----- SUPPLIED DATA -----

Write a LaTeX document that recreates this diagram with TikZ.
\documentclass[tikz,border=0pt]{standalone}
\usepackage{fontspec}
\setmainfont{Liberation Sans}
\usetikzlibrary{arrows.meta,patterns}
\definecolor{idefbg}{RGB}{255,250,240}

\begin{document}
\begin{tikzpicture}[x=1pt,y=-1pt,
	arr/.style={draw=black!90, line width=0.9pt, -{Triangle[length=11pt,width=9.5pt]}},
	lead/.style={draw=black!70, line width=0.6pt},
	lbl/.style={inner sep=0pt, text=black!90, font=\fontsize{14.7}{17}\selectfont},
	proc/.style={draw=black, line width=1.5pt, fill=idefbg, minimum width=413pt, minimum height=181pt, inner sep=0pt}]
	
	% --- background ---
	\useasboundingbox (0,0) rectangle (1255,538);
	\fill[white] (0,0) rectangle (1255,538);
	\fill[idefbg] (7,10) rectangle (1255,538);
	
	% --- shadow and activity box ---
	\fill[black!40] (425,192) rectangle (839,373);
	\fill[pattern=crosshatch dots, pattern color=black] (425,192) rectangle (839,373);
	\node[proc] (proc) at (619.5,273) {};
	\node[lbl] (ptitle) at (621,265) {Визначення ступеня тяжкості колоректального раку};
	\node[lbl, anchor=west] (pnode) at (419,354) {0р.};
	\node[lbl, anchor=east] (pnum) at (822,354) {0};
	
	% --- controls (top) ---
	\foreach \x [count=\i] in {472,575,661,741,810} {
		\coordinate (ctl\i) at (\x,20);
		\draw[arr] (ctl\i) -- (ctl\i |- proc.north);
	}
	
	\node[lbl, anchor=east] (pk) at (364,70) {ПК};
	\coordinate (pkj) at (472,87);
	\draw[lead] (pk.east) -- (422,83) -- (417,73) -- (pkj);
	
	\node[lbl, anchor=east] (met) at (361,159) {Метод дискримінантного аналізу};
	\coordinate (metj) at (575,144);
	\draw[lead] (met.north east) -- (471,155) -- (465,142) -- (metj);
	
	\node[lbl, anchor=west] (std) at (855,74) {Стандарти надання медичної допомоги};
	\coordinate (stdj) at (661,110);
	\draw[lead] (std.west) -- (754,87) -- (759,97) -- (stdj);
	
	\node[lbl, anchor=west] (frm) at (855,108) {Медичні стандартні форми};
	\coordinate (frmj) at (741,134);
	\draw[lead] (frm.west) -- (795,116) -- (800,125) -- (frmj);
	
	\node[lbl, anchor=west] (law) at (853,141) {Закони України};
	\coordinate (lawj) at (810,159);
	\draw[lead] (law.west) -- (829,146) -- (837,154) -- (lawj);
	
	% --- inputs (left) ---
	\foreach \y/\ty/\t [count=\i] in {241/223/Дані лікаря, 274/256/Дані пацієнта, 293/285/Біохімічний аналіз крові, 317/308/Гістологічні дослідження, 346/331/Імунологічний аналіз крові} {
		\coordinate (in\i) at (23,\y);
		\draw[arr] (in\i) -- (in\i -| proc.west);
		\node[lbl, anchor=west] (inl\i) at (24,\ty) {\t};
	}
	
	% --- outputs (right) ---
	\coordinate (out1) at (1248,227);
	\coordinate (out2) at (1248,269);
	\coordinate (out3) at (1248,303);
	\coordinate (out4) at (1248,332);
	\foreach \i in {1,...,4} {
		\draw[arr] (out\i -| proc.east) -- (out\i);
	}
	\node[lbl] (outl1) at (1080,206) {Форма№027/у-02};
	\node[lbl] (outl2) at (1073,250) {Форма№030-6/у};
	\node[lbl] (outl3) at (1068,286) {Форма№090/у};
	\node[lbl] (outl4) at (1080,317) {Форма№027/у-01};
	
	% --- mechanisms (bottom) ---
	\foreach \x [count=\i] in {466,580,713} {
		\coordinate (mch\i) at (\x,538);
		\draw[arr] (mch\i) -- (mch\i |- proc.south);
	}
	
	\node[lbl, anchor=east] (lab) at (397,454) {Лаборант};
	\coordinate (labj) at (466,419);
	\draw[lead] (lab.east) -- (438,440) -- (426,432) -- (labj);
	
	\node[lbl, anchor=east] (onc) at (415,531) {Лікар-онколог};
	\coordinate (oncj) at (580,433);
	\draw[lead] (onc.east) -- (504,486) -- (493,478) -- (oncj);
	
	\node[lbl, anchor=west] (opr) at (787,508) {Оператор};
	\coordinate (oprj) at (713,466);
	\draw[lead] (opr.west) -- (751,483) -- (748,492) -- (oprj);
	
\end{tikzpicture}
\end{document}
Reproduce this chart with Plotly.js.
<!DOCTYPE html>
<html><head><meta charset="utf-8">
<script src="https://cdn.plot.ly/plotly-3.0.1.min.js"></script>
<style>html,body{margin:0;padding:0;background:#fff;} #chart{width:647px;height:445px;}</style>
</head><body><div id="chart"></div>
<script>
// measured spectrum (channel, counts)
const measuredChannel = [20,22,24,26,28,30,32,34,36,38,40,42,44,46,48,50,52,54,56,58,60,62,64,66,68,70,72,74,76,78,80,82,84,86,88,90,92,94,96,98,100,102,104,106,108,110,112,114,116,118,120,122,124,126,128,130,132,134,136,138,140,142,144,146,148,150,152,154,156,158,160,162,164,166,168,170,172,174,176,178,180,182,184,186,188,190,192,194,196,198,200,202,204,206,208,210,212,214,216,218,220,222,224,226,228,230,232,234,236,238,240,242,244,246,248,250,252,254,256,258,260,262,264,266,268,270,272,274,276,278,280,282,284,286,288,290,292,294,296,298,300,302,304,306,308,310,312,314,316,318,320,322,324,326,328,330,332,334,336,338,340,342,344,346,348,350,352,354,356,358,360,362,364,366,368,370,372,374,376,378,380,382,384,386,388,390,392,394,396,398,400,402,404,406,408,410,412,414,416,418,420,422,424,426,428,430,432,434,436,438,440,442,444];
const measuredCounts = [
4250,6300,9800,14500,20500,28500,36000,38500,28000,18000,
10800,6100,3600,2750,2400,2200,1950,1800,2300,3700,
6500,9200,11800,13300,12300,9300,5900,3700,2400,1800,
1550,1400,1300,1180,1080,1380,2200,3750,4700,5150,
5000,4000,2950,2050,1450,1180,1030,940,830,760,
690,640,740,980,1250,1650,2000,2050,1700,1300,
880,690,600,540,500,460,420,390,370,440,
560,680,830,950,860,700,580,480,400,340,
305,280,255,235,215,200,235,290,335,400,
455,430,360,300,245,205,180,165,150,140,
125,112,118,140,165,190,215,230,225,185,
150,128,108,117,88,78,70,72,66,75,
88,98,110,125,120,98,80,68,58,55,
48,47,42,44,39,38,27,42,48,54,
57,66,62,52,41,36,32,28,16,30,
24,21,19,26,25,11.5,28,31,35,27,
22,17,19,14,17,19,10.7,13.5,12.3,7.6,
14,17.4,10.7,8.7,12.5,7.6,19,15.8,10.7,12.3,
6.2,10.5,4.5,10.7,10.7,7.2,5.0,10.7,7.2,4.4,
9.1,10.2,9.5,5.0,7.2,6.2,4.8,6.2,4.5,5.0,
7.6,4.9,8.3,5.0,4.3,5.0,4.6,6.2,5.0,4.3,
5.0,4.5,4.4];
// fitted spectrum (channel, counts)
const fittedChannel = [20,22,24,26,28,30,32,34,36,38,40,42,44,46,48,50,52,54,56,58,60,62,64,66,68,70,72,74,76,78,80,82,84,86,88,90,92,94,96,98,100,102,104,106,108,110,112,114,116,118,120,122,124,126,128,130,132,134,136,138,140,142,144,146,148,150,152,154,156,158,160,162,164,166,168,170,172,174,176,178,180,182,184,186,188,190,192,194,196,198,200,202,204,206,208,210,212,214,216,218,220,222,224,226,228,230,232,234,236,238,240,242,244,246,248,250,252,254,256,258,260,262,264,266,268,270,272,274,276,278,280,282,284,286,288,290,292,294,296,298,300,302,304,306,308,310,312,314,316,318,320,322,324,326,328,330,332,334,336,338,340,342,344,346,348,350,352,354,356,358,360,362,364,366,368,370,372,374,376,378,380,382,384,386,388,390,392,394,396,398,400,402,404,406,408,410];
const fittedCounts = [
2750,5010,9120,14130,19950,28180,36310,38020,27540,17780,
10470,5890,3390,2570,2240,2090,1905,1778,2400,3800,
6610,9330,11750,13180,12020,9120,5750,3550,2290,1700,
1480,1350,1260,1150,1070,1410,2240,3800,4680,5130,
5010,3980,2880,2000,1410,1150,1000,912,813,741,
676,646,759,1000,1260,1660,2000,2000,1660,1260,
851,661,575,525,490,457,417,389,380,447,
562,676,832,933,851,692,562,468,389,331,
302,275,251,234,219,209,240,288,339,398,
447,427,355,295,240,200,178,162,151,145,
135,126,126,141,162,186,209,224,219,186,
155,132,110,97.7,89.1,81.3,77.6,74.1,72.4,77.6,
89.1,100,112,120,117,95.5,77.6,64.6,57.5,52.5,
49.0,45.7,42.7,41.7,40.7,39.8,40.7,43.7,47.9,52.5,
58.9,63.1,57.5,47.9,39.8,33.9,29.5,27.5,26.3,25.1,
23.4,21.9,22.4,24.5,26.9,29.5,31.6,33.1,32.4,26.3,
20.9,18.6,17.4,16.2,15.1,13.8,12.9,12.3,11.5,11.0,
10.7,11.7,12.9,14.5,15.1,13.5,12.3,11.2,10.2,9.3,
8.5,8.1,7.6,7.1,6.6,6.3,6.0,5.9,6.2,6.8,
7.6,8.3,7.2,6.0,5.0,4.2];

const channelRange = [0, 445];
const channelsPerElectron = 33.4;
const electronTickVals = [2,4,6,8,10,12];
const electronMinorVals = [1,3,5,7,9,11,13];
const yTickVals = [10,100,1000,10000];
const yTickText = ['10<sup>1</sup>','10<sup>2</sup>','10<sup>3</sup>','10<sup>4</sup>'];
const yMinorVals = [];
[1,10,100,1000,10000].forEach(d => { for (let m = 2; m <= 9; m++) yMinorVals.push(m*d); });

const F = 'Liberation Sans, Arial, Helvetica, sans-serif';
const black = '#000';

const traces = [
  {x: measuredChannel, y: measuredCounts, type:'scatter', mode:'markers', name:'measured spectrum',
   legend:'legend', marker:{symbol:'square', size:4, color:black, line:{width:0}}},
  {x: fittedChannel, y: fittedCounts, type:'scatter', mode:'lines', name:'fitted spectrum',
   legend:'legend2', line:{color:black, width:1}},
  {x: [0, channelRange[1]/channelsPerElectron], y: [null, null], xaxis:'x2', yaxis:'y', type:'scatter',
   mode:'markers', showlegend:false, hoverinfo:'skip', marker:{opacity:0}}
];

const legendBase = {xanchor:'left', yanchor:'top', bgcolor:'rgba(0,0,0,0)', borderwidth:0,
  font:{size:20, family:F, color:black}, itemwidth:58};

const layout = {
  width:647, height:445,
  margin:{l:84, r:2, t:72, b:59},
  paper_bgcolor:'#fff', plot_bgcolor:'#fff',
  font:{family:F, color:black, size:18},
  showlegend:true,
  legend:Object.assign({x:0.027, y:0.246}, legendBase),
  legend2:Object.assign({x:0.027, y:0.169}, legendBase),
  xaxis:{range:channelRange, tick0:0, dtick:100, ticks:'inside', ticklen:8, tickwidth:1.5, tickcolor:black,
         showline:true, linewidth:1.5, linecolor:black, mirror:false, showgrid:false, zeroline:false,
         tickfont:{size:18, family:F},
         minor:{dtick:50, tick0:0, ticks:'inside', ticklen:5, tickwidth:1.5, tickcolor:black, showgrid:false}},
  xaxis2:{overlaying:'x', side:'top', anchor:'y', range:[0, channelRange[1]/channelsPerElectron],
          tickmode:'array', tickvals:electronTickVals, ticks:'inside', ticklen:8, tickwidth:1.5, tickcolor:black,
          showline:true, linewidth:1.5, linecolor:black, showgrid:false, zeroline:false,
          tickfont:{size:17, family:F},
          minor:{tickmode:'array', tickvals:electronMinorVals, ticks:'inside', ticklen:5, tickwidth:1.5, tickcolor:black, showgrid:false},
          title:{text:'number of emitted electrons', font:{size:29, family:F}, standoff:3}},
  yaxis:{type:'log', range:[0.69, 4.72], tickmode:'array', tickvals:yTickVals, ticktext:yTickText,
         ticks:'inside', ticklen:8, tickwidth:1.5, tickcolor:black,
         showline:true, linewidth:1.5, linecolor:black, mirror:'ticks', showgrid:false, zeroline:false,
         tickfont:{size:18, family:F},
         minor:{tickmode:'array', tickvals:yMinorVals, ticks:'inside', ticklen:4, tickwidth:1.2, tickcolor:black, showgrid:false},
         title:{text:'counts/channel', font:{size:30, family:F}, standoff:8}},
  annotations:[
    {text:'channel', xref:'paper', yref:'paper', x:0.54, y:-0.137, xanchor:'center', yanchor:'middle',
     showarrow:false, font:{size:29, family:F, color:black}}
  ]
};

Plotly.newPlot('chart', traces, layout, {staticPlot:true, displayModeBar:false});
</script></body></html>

-----
----- SUPPLIED DATA -----

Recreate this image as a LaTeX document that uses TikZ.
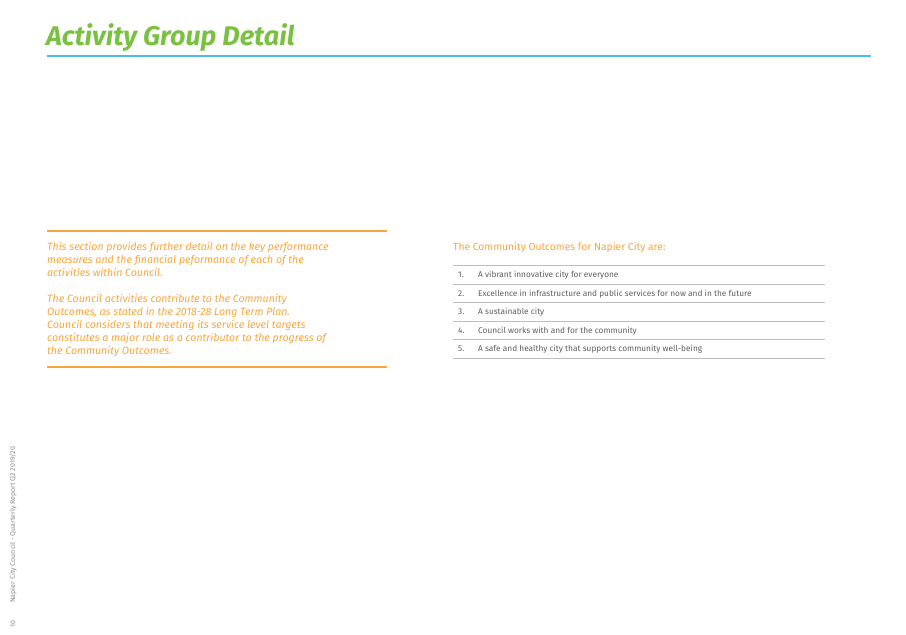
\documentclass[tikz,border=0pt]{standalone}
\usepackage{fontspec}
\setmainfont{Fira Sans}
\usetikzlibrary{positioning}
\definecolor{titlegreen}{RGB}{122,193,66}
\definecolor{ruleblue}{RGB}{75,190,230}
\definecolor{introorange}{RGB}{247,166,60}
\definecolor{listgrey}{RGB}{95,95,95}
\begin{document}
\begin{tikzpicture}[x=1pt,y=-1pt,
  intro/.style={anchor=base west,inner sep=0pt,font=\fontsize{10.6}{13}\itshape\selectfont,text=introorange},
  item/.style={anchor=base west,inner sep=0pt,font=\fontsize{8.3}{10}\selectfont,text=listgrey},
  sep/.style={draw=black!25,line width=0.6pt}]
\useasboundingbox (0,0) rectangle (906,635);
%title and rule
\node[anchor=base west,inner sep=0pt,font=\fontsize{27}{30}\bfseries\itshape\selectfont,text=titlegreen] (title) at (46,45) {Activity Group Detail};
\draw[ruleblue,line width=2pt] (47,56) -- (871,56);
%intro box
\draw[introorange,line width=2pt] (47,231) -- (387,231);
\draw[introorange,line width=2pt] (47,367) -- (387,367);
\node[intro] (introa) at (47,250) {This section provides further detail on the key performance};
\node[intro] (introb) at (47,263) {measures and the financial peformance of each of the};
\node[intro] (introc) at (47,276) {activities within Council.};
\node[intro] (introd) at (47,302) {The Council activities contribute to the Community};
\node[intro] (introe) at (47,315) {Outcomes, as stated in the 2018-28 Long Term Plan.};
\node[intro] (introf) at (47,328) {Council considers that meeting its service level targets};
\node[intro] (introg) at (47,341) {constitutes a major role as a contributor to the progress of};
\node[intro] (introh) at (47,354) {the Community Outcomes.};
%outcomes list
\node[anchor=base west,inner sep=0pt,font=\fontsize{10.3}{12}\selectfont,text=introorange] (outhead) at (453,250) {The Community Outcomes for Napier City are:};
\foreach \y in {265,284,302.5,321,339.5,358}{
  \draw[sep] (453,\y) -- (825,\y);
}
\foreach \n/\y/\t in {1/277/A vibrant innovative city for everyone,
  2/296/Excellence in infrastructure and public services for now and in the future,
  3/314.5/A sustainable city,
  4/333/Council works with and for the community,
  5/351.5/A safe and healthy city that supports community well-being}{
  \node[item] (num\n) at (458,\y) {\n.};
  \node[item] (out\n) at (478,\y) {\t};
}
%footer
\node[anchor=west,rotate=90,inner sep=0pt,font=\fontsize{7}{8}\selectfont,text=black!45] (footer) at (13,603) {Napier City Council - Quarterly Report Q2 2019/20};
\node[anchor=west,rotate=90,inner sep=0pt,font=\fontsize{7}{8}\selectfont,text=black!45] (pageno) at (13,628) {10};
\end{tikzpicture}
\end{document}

-----

### WHAT IS EXPECTED
Retype the entries above exactly, but only from the line containing "Write a LaTeX" through the line containing "(465,142) -- (metj);", both included.

### RESULT OF THIS TASK
Write a LaTeX document that recreates this diagram with TikZ.
\documentclass[tikz,border=0pt]{standalone}
\usepackage{fontspec}
\setmainfont{Liberation Sans}
\usetikzlibrary{arrows.meta,patterns}
\definecolor{idefbg}{RGB}{255,250,240}

\begin{document}
\begin{tikzpicture}[x=1pt,y=-1pt,
	arr/.style={draw=black!90, line width=0.9pt, -{Triangle[length=11pt,width=9.5pt]}},
	lead/.style={draw=black!70, line width=0.6pt},
	lbl/.style={inner sep=0pt, text=black!90, font=\fontsize{14.7}{17}\selectfont},
	proc/.style={draw=black, line width=1.5pt, fill=idefbg, minimum width=413pt, minimum height=181pt, inner sep=0pt}]
	
	% --- background ---
	\useasboundingbox (0,0) rectangle (1255,538);
	\fill[white] (0,0) rectangle (1255,538);
	\fill[idefbg] (7,10) rectangle (1255,538);
	
	% --- shadow and activity box ---
	\fill[black!40] (425,192) rectangle (839,373);
	\fill[pattern=crosshatch dots, pattern color=black] (425,192) rectangle (839,373);
	\node[proc] (proc) at (619.5,273) {};
	\node[lbl] (ptitle) at (621,265) {Визначення ступеня тяжкості колоректального раку};
	\node[lbl, anchor=west] (pnode) at (419,354) {0р.};
	\node[lbl, anchor=east] (pnum) at (822,354) {0};
	
	% --- controls (top) ---
	\foreach \x [count=\i] in {472,575,661,741,810} {
		\coordinate (ctl\i) at (\x,20);
		\draw[arr] (ctl\i) -- (ctl\i |- proc.north);
	}
	
	\node[lbl, anchor=east] (pk) at (364,70) {ПК};
	\coordinate (pkj) at (472,87);
	\draw[lead] (pk.east) -- (422,83) -- (417,73) -- (pkj);
	
	\node[lbl, anchor=east] (met) at (361,159) {Метод дискримінантного аналізу};
	\coordinate (metj) at (575,144);
	\draw[lead] (met.north east) -- (471,155) -- (465,142) -- (metj);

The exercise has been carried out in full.